Neugliederung ohne mehr Staat

Das Modell «Gemeinden plus»

An seiner Ratssitzung vom 27. Juni 2002 entschied sich der Verfassungsrat mit Unterstützung der geschlossen auftretenden Freisinnigen gegen die Schaffung von Regionen als eine zusätzliche dritte Staatsebene.

Carmen Walker Späh, Verfassungsrätin


Die notwendigen Reformen sollen von den Gemeinden ausgehen und nicht von oben diktiert werden. Damit soll der Gemeindeautonomie, einem zentralen freisinnigen Anliegen der Verfassungsrevision, Nachachtung verschafft werden.

Die Gemeinden stärken

Die FDP-Fraktion will die heutige Gliederung des Kantons Zürich dort beibehalten, wo sie sich bewährt hat, und dort modernisieren, wo Handlungsbedarf erkannt wurde. Denn die heutigen Gemeinden beruhen seit mehreren Jahrhunderten auf der Idee, dass die direkt betroffene Bevölkerung ihre öffentlichen Angelegenheiten möglichst direkt beeinflussen und lösen kann.

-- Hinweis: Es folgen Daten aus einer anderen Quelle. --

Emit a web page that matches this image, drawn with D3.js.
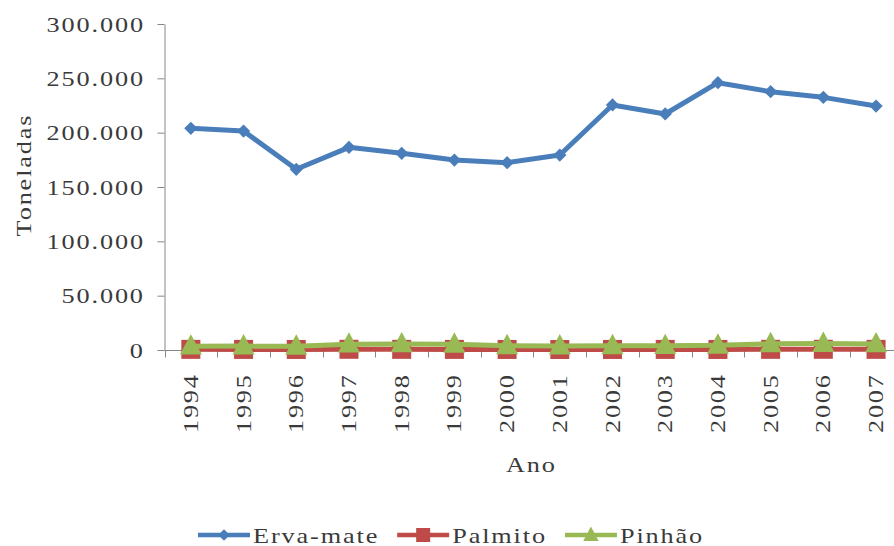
<!DOCTYPE html>
<html>
<head>
<meta charset="utf-8">
<script src="https://cdn.jsdelivr.net/npm/d3@7"></script>
<style>
  html, body { margin: 0; padding: 0; background: #fff; }
  svg { display: block; }
  text { font-family: "Liberation Serif", "Times New Roman", serif; fill: #3a3a3a; }
</style>
</head>
<body>
<svg id="chart" width="894" height="546"></svg>
<script>
// Produção extrativista (toneladas), 1994–2007
const anos = ["1994","1995","1996","1997","1998","1999","2000","2001","2002","2003","2004","2005","2006","2007"];
const ervaMate = [204000, 201500, 166300, 186500, 181000, 174800, 172400, 179400, 225500, 217200, 246000, 237700, 232500, 224500];
const palmito  = [600, 550, 500, 650, 600, 550, 500, 450, 500, 550, 500, 600, 650, 600];
const pinhao   = [3500, 3600, 3400, 5400, 5600, 5300, 3900, 3700, 3800, 4000, 4300, 5700, 5900, 5600];
const yTicks   = [0, 50000, 100000, 150000, 200000, 250000, 300000];
const seriesNames = ["Erva-mate", "Palmito", "Pinhão"];

const colors = { "Erva-mate": "#4A7EBB", "Palmito": "#BE4B48", "Pinhão": "#98B954" };
const FONT = 21, LS = 1.5, SX = 1.25;   // wide, lightly spaced serif lettering
const TEXT_COLOR = "#3a3a3a";

const svg = d3.select("#chart");
const ptBR = d3.formatLocale({ decimal: ",", thousands: ".", grouping: [3], currency: ["R$", ""] });
const fmt = ptBR.format(",.0f");

const x = d3.scaleBand().domain(anos).range([164.5, 902.4]);
const y = d3.scaleLinear().domain([0, 300000]).range([350, 24]);
const cx = d => x(d) + x.bandwidth() / 2;

// common text style; the horizontal stretch is applied along the baseline
function styleText(sel) {
  return sel.style("font-size", FONT + "px").style("letter-spacing", LS + "px").attr("fill", TEXT_COLOR);
}

// Y axis
const yAxis = svg.append("g").attr("transform", "translate(164.5,0)")
  .call(d3.axisLeft(y).tickValues(yTicks).tickSize(7).tickSizeOuter(0).tickFormat(fmt));
yAxis.select(".domain").attr("stroke", "#868686").attr("stroke-width", 1);
yAxis.selectAll(".tick line").attr("stroke", "#868686");
yAxis.selectAll(".tick text")
  .attr("x", 0)
  .attr("dy", "0.34em")
  .attr("transform", `translate(${-21.5 + LS * SX},0) scale(${SX},1)`)
  .style("font-family", "Liberation Serif")
  .call(styleText);

// X axis: line plus ticks on category boundaries
const xg = svg.append("g");
xg.append("line")
  .attr("x1", x.range()[0]).attr("x2", x.range()[1])
  .attr("y1", y(0) + 0.5).attr("y2", y(0) + 0.5)
  .attr("stroke", "#868686");
const bounds = anos.map(d => x(d)).concat([x.range()[1]]);
xg.selectAll("line.bt").data(bounds).join("line").attr("class", "bt")
  .attr("x1", d => Math.round(d) + 0.5).attr("x2", d => Math.round(d) + 0.5)
  .attr("y1", y(0)).attr("y2", y(0) + 7.5)
  .attr("stroke", "#868686");
xg.selectAll("text.yr").data(anos).join("text").attr("class", "yr")
  .attr("transform", d => `translate(${cx(d) + 7},${375 - LS * SX}) rotate(-90) scale(${SX},1)`)
  .attr("text-anchor", "end")
  .call(styleText)
  .text(d => d);

// Axis titles
svg.append("text")
  .attr("transform", `translate(31,175) rotate(-90) scale(${SX},1)`)
  .attr("text-anchor", "middle")
  .call(styleText)
  .text("Toneladas");
svg.append("text")
  .attr("transform", `translate(${(x.range()[0] + x.range()[1]) / 2 - 2},472) scale(${SX},1)`)
  .attr("text-anchor", "middle")
  .call(styleText)
  .text("Ano");

// Marker shapes
const markers = {
  "Erva-mate": s => d3.symbol().type(d3.symbolDiamond2).size(s * s * 0.5)(),
  "Palmito":   s => `M${-s/2},${-s/2}H${s/2}V${s/2}H${-s/2}Z`,
  "Pinhão":    s => `M0,${-s*0.6}L${s*0.55},${s*0.42}H${-s*0.55}Z`
};
const markerSize = { "Erva-mate": 15, "Palmito": 19, "Pinhão": 20 };

const data = { "Erva-mate": ervaMate, "Palmito": palmito, "Pinhão": pinhao };
const line = d3.line().x((d, i) => cx(anos[i])).y(d => y(d));

seriesNames.forEach(name => {
  const g = svg.append("g");
  g.append("path")
    .attr("d", line(data[name]))
    .attr("fill", "none")
    .attr("stroke", colors[name])
    .attr("stroke-width", 5)
    .attr("stroke-linejoin", "round");
  g.selectAll("path.m").data(data[name]).join("path").attr("class", "m")
    .attr("transform", (d, i) => `translate(${cx(anos[i])},${y(d)})`)
    .attr("d", markers[name](markerSize[name]))
    .attr("fill", colors[name]);
});

// Legend
const leg = svg.append("g");
let lx = 198;
const ly = 535;
seriesNames.forEach(name => {
  leg.append("line")
    .attr("x1", lx).attr("x2", lx + 52).attr("y1", ly).attr("y2", ly)
    .attr("stroke", colors[name]).attr("stroke-width", 4.5);
  leg.append("path")
    .attr("transform", `translate(${lx + 26},${ly})`)
    .attr("d", markers[name](name === "Erva-mate" ? 13 : 14))
    .attr("fill", colors[name]);
  const t = leg.append("text")
    .attr("transform", `translate(${lx + 55},${ly + 8}) scale(${SX},1)`)
    .call(styleText)
    .text(name);
  lx += 55 + t.node().getComputedTextLength() * SX + 18;
});
</script>
</body>
</html>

Und genau dieses direktdemokratische System muss in der neuen Kantonsverfassung vor zentralistischen Bestrebungen geschützt werden. Die FDP-Fraktion wehrt sich daher gegen die Schaffung einer zusätzlichen dritten Staatsebene (Region).

Denn mit der Einführung von Regionen mit eigenem Parlament usw. würden die Gemeinden zu reinen Vollzugsanstalten degradiert, und der Grundsatz der Subsidiarität wäre nicht mehr gewährleistet. Das von Regierungsrat Notter und der Ratslinken vorgebrachte Argument, mit der Schaffung von Regionen würden die heute unübersichtlichen Strukturen vereinfacht, verkennt, dass sich die künftigen Probleme nicht mit neuen territorialen Strukturen lösen lassen.

Die Zukunft kann nicht in einer standardisierten und künstlichen neuen Staatsebene liegen; vielmehr sollen die Gemeinden ihre vielfältigen Probleme bedarfsgerecht lösen können.

Neue Strukturen müssen sich flexibel an neue räumliche, funktionelle und wirtschaftliche Gegebenheiten anpassen lassen.

Die Entscheidungskompetenz aber soll bei den Gemeinden bleiben.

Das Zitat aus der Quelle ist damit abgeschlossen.